One reason that GaAs has been chosen for basic electronic functions is that this material has the high value of electron mobility that uniquely enhances device performance particularly at higher frequencies. While discrete silicon bipolar transistors can be and are used at microwave frequencies, integrated silicon implementations which have lower mobility are generally inferior at the higher microwave frequencies. Electron mobility is not the only physical parameter that is in favor of GaAs. The highly insulating quality of the GaAs material also favors high frequency performance relative to silicon. Ordinarily, silicon starting material is several orders of magnitude more electrically conducting than GaAs and this property ultimately limits the maximum available gain that can be delivered at high frequencies by devices fabricated in silicon.
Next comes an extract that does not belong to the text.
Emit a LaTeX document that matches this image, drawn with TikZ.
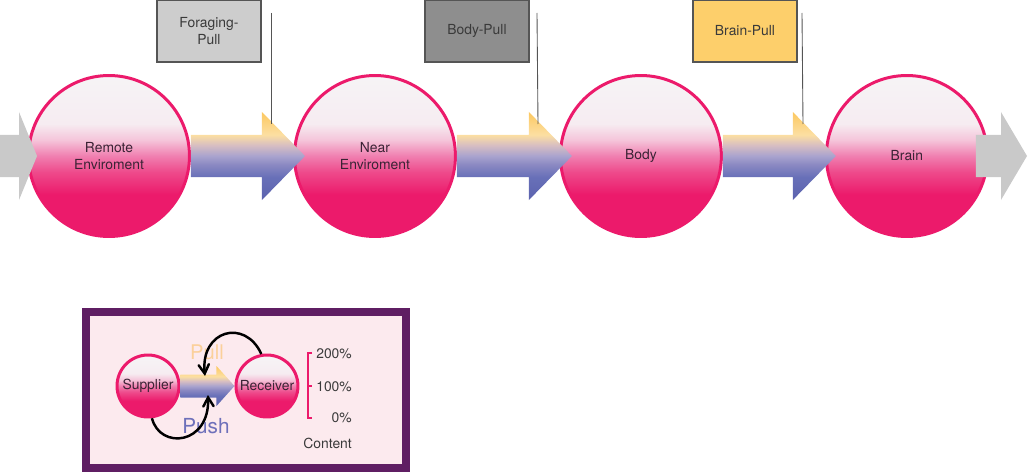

It is now believed that it is as much the insulating quality of the GaAs substrate that preferentially enhances the latter's performance relative to silicon in the lower gigahertz ranges as it is the mobility advantage. This insulating quality inhibits parasitic current paths between transistor electrodes on the same chip that would otherwise adversely affect its performance as a microwave integrated circuit.
Historically, and in spite of the fundamental electronic advantages of GaAs as described above, the utilization of this material on a large scale has been slow due to problems in manufacturing. These problems have included the unavailability of consistently high quality GaAs substrate material, processing methods not oriented toward the high quality substrate material, processing methods not oriented toward the high wafer start rates that in silicon have tended to support the evolution of a competitive manufacturing technology, and the basic problems associated with a compound semiconductor as opposed to an elemental one. These are generally reflected in the difficulty of process control and yield maintenance which adversely affect the unit cost. Added to this is the physical as well as the chemical fragility of the material which further complicates manufacturing even from the boule-growth stage. Gallium arsenide wafers are notorious for this brittleness which typically results in only half the started wafers surviving to the RF test point. Whereas the silicon industry is presently gearing up to process 200 mm wafers, GaAs wafers are generally available only up to 75 mm diameter, and at a significantly higher cost than silicon. Since GaAs production today is a small- fraction of the market for silicon-based devices, it is the latter that drives the important wafer processing equipment infrastructure. Thus the cost penalty associated with the superior electronic performance of GaAs is a severe one.
A subset of silicon CMOS technology is so-called SOI (Silicon-On-Insulator). During the last decade, SOI implementations have become highly favored for making radiation-hard signal processing integrated circuits. A subset of SOI is SOS (Silicon-On-Sapphire). This technology addresses radiation hardening requirements by improving the electrical isolation of the components on the substrate. In particular, distributions of excess electrons created by bombarding radiation are effectively confined and prevented from causing electrical upsets or "soft" errors. The same electrical isolation technique also offers a higher frequency advantage. However, the problem with SOS material is that there is an electronically imperfect interface between the insulating sapphire material on which the active silicon is deposited and the active silicon itself. This results in a back channel leakage effect. Whereas the imperfections giving rise to this effect do not impede radiation hardness per se, they tend to be deleterious with respect to normal device performance and to impact adversely the yield of circuits that can perform to full operating specifications. Back channel leakage would be particularly disadvantageous at microwave frequencies because it severely limits the maximum usable gain. Added to these limitations is the minimum thickness of device grade silicon that can be isolated above the non-conducting sapphire substrate. Now, however, there are alternatives to silicon on sapphire.
In the last several years, a new SOI radiation hard silicon materials technology has emerged. This is called Separation by the IMplantation of OXygen (SIMOX). To make a SIMOX wafer, one implants a large dose of oxygen into the subsurface region of the wafer. Annealing then converts this oxygen-rich region to a subsurface insulating glass film. The silicon surface region through which the implantation is made simultaneously reverts to active, device-quality silicon in which circuitry can be synthesized in much the same way as it is in SOS. The advantage of this technique over SOS is that the thickness of the active silicon layer can be made substantially less than it is in SOS, thus further confining the effects of ionizing radiation. Furthermore, the back channel leakage effect is also minimized. However, while the active devices and their various electrodes are indeed decoupled from the substrate in a direct current sense, they remain capacitively coupled to the conducting substrate and therefore to each other at microwave frequencies because of the conducting properties of the silicon starting material. In other words, in spite of their subsurface insulating film, even SIMOX-based devices are not suited to deliver microwave performance because the unimplanted silicon below the implanted insulating layer is conducting at microwave frequencies.